Israeli Arab advances in the last decade have a number of parallels with civil rights advances made in the United States during the 1970s. While there were unprecedented improvements in the situation of black Americans, liberals belittled government efforts and trivialized the advancements made as tokenism. Instead, liberals emphasized the racist stance of many white Americans and supported black nationalists leaders.
These liberals did not understand that this racist pushback was precisely because of the meaningful black advances. For the first time, white Americans faced blacks as equals in the workplace and in the schools. Similarly, Ron Gerlitz, co-director of Sikkuy has pointed out that the recent upsurge of anti-Arab sentiment among Jewish Israelis is precisely because of the Arab advances. For the first time, many Israeli Jews now face them as equals in the workplace and at the university. As a result, rather than seeing these racist upsurges as signaling the irredeemable nature of dominant populations, they should be seen as a predictable, transitional occurrences when ethnic or religious reordering is taking place.
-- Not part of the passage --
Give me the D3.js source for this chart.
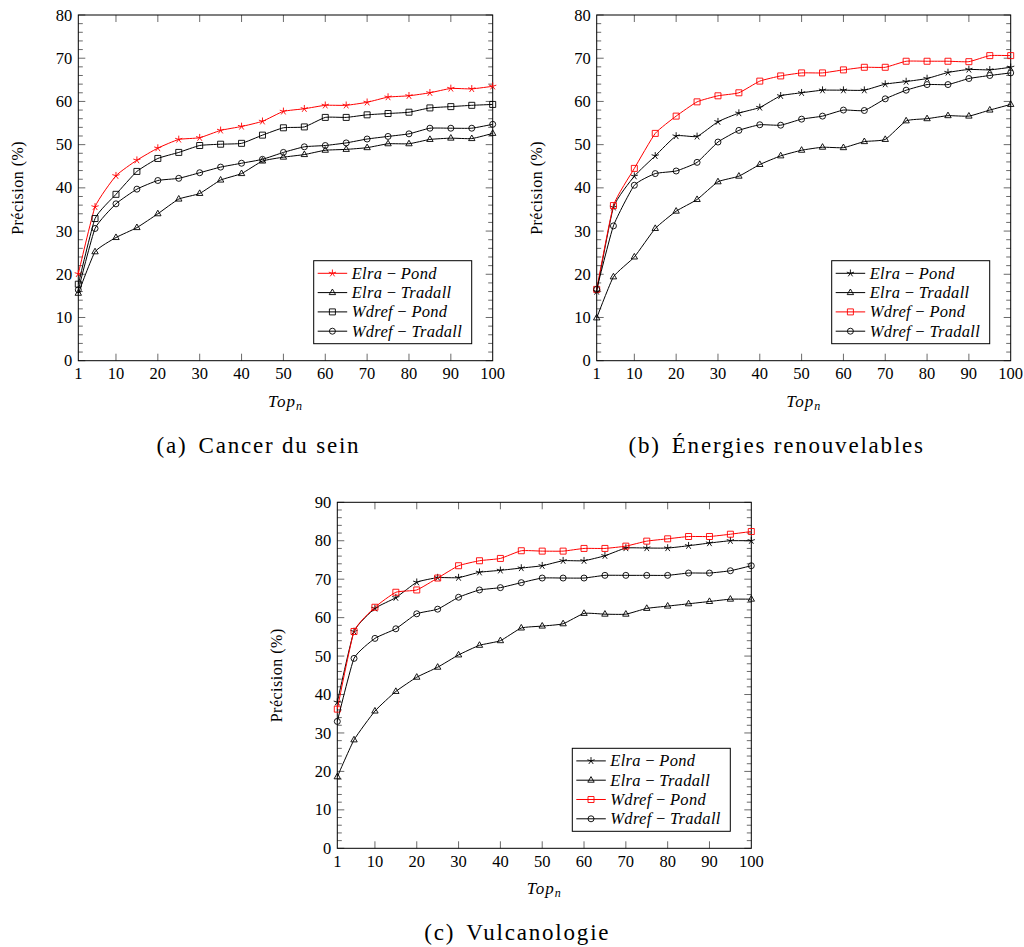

They should not be a reason to support national forces within the disadvantaged groups: whether black nationalists in the 1970s or Palestinian nationalists today.
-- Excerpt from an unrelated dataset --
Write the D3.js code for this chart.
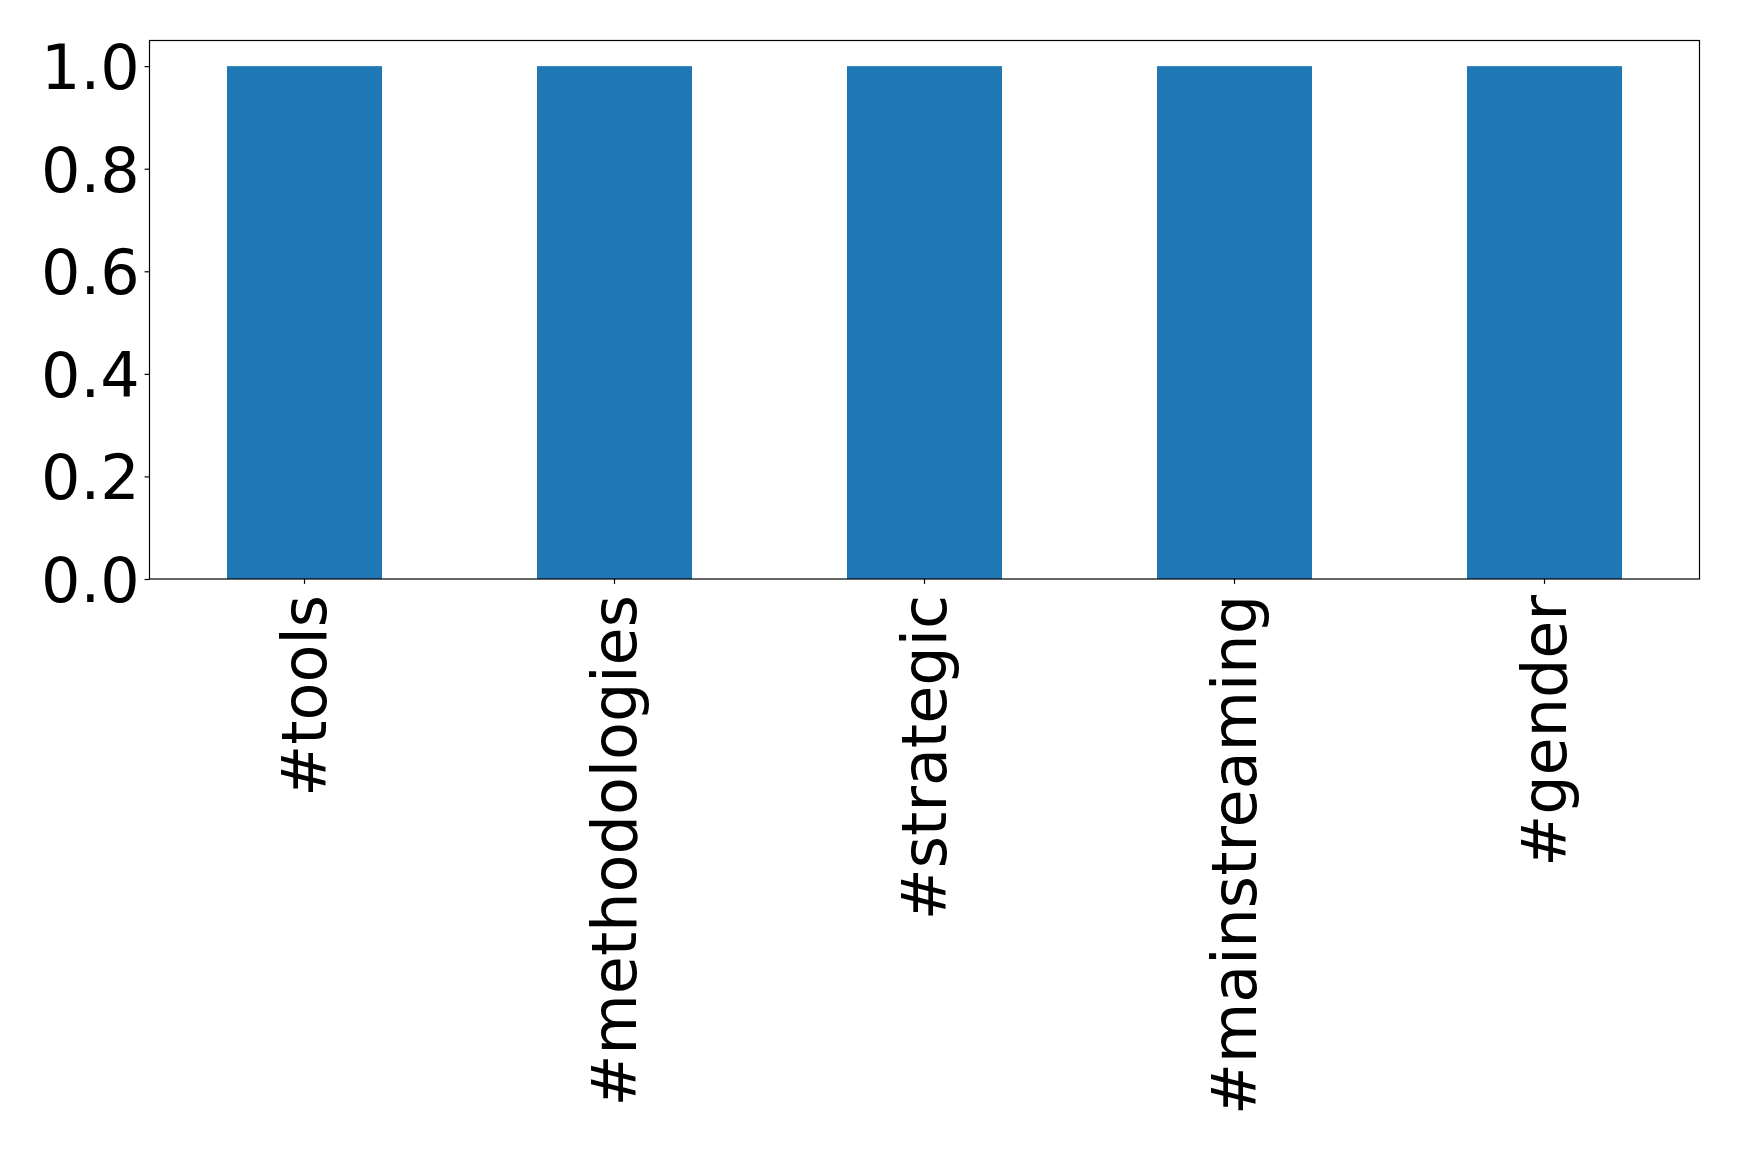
<!DOCTYPE html>
<html>
<head>
<meta charset="utf-8">
<script src="https://cdn.jsdelivr.net/npm/d3@7"></script>
<style>
  html, body { margin: 0; padding: 0; background: #fff; }
  svg { display: block; }
</style>
</head>
<body>
<script>
const categories = ["#tools", "#methodologies", "#strategic", "#mainstreaming", "#gender"];
const values = [1, 1, 1, 1, 1];
const yTicks = [0.0, 0.2, 0.4, 0.6, 0.8, 1.0];

const W = 1739, H = 1152;
const margin = { left: 149.5, top: 40.5, right: W - 1699.5, bottom: H - 579 };
const fontSize = 62;
const font = "'DejaVu Sans', sans-serif";

const svg = d3.select("body").append("svg").attr("width", W).attr("height", H);

const x = d3.scaleBand().domain(categories).range([margin.left, W - margin.right]).paddingInner(0.5).paddingOuter(0.25);
const y = d3.scaleLinear().domain([0, 1.05]).range([H - margin.bottom, margin.top]);

svg.append("g").selectAll("rect").data(categories).join("rect")
  .attr("x", d => x(d))
  .attr("width", x.bandwidth())
  .attr("y", (d, i) => y(values[i]))
  .attr("height", (d, i) => y(0) - y(values[i]))
  .attr("fill", "#1f77b4");

// frame
svg.append("rect")
  .attr("x", margin.left).attr("y", margin.top)
  .attr("width", W - margin.right - margin.left)
  .attr("height", H - margin.bottom - margin.top)
  .attr("fill", "none").attr("stroke", "#000").attr("stroke-width", 1.2);

const yAxis = d3.axisLeft(y).tickValues(yTicks).tickFormat(d3.format(".1f")).tickSize(4.9).tickPadding(4.9);
const gy = svg.append("g").attr("transform", `translate(${margin.left},0)`).call(yAxis);
gy.select(".domain").remove();
gy.selectAll("line").attr("stroke", "#000").attr("stroke-width", 1.2);
gy.selectAll("text").attr("font-family", font).attr("font-size", fontSize).attr("fill", "#000").attr("dy", "0.36em");

const xAxis = d3.axisBottom(x).tickSize(4.9).tickPadding(4.9);
const gx = svg.append("g").attr("transform", `translate(0,${H - margin.bottom})`).call(xAxis);
gx.select(".domain").remove();
gx.selectAll("line").attr("stroke", "#000").attr("stroke-width", 1.2);
gx.selectAll("text")
  .attr("font-family", font).attr("font-size", fontSize).attr("fill", "#000")
  .attr("text-anchor", "end")
  .attr("x", 0).attr("y", 0).attr("dy", "0.35em")
  .attr("transform", "translate(0,16) rotate(-90)");
</script>
</body>
</html>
In a +972 article, I discussed other ways in which the supporters of Israeli Arab advancement can learn from the missteps made in the United States by supporters of black advancement. Here let me discuss one important reason for the unwillingness of many liberals to acknowledge the remarkable advances made by black Americans in the 1970s and Arab advances in Israel in the last decade: their attitude toward the political leaders responsible for these advances.
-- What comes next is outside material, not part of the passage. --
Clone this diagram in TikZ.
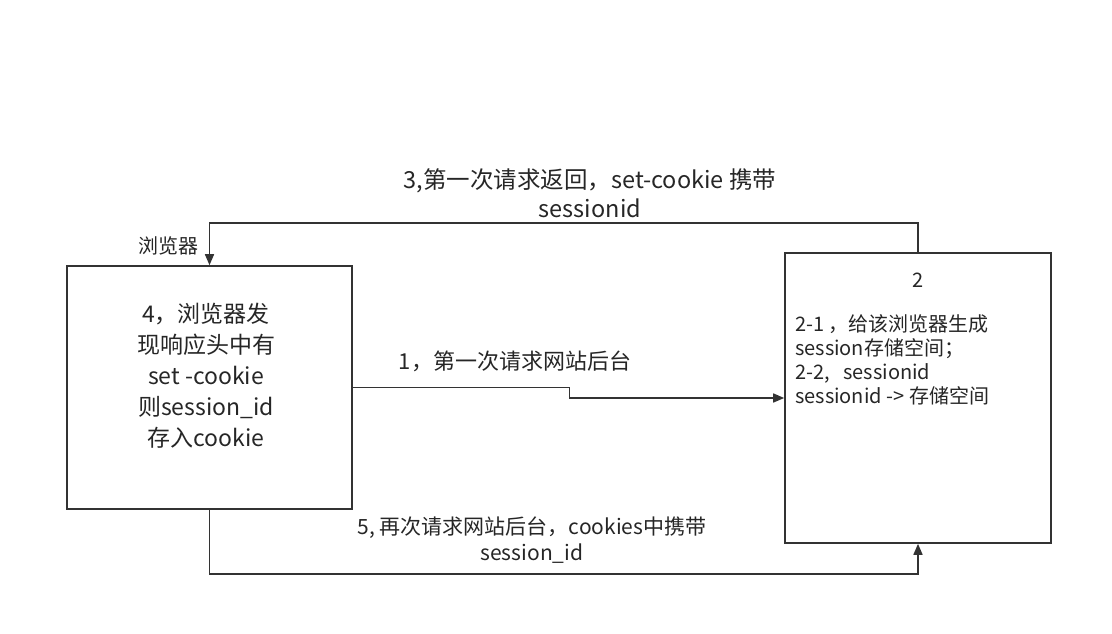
\documentclass[tikz,border=0pt]{standalone}
\usepackage{fontspec}
\setmainfont{Noto Sans CJK SC}
\usetikzlibrary{arrows.meta}
\begin{document}
\begin{tikzpicture}
  [x=1pt, y=-1pt,
   box/.style={draw=black!80, line width=1.6pt, inner sep=0pt},
   link/.style={-{Stealth[length=11pt, width=9pt, inset=0pt]}, draw=black!80, line width=1.6pt},
   lbl/.style={align=center, text=black!85, inner sep=0pt}]
  \useasboundingbox (0,0) rectangle (1112,634);

  \node[box, minimum width=285pt, minimum height=243pt] (browser) at (209.5,387.5) {};
  \node[box, minimum width=266pt, minimum height=290pt] (server) at (918,398) {};

  \node[lbl, font=\fontsize{23}{31}\selectfont] (browsertext) at (206,376)
    {4，浏览器发\\现响应头中有\\set -cookie\\则session\_id\\存入cookie};
  \node[lbl, font=\fontsize{20}{24}\selectfont] (servertitle) at (918,280) {2};
  \node[lbl, align=left, anchor=west, font=\fontsize{20}{24}\selectfont] (servertext) at (795,360)
    {2-1 ，给该浏览器生成\\session存储空间；\\2-2,\ \ \ sessionid\\sessionid -> 存储空间};
  \node[lbl, font=\fontsize{20}{20}\selectfont] (browserlabel) at (168,246) {浏览器};

  \draw[link] (server.north) -- ++(0,-29) -| (browser.north);
  \draw[link] (browser.east) -- ++(216.5,0) |- (server.west);
  \draw[link] (browser.south) -- ++(0,64) -| (server.south);

  \node[lbl, font=\fontsize{23.5}{29}\selectfont] (step3) at (590,193)
    {3,第一次请求返回，set-cookie 携带\\sessionid};
  \node[lbl, font=\fontsize{22}{29}\selectfont] (step1) at (515,361) {1，第一次请求网站后台};
  \node[lbl, font=\fontsize{21}{26}\selectfont] (step5) at (532,540)
    {5, 再次请求网站后台，cookies中携带\\session\_id};
\end{tikzpicture}
\end{document}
In the United States, President Nixon took office in 1969. Liberals will immediately point to his off-the-record bigoted comments concerning blacks and Jews. They will emphasize that his presidential victory was a result of a “southern strategy,” whereby racist whites would be moved to shift from the Democratic to the Republican Party. Thus, Nixon had reprehensible qualities and surrounded himself with bigoted allies.
When you look at the actions of the Nixon Administration, however, his civil rights efforts were substantial. For example, his civil rights budget increased twenty-fold and there was a remarkable desegregation of Southern schools. By 1971, a larger share of black students in the South attended majority white schools and fewer were in schools that were more than 80 percent black than in the North. His Philadelphia plan led to the ending of the most extreme racist practices of construction unions and his small business initiatives led to a dramatic expansion of black-owned firms. Historian Hugh Davis Graham wrote, “He signed voting rights amendments in 1970 and equal opportunity legislation in 1972 that in most ways reflected the policy preferences of the Leadership Conference on Civil Rights and feminist advocacy groups. More strikingly, Nixon encouraged the development of affirmative action regulations that required minority preferences in government contracts for both public and private employment.”
This is exactly the paradox with Netanyahu. On the one hand, he has regressive personal attitudes toward Arabs and many of his Knesset allies are every bit as racist as Nixon’s southern strategy allies. The employment and educational policies under Netanyahu, however, are just as commendable as those enacted during the Nixon Administration. Indeed, efforts since Netanyahu assumed office have been even more proactive and effective. Unfortunately, advocates for Israeli Arabs have been much too focused on his personal attitudes than on his policies and results. Government surveys have shown that Israeli Arab community believes that they are much better off as a result of these policies and it’s about time that their liberal advocates acknowledge this.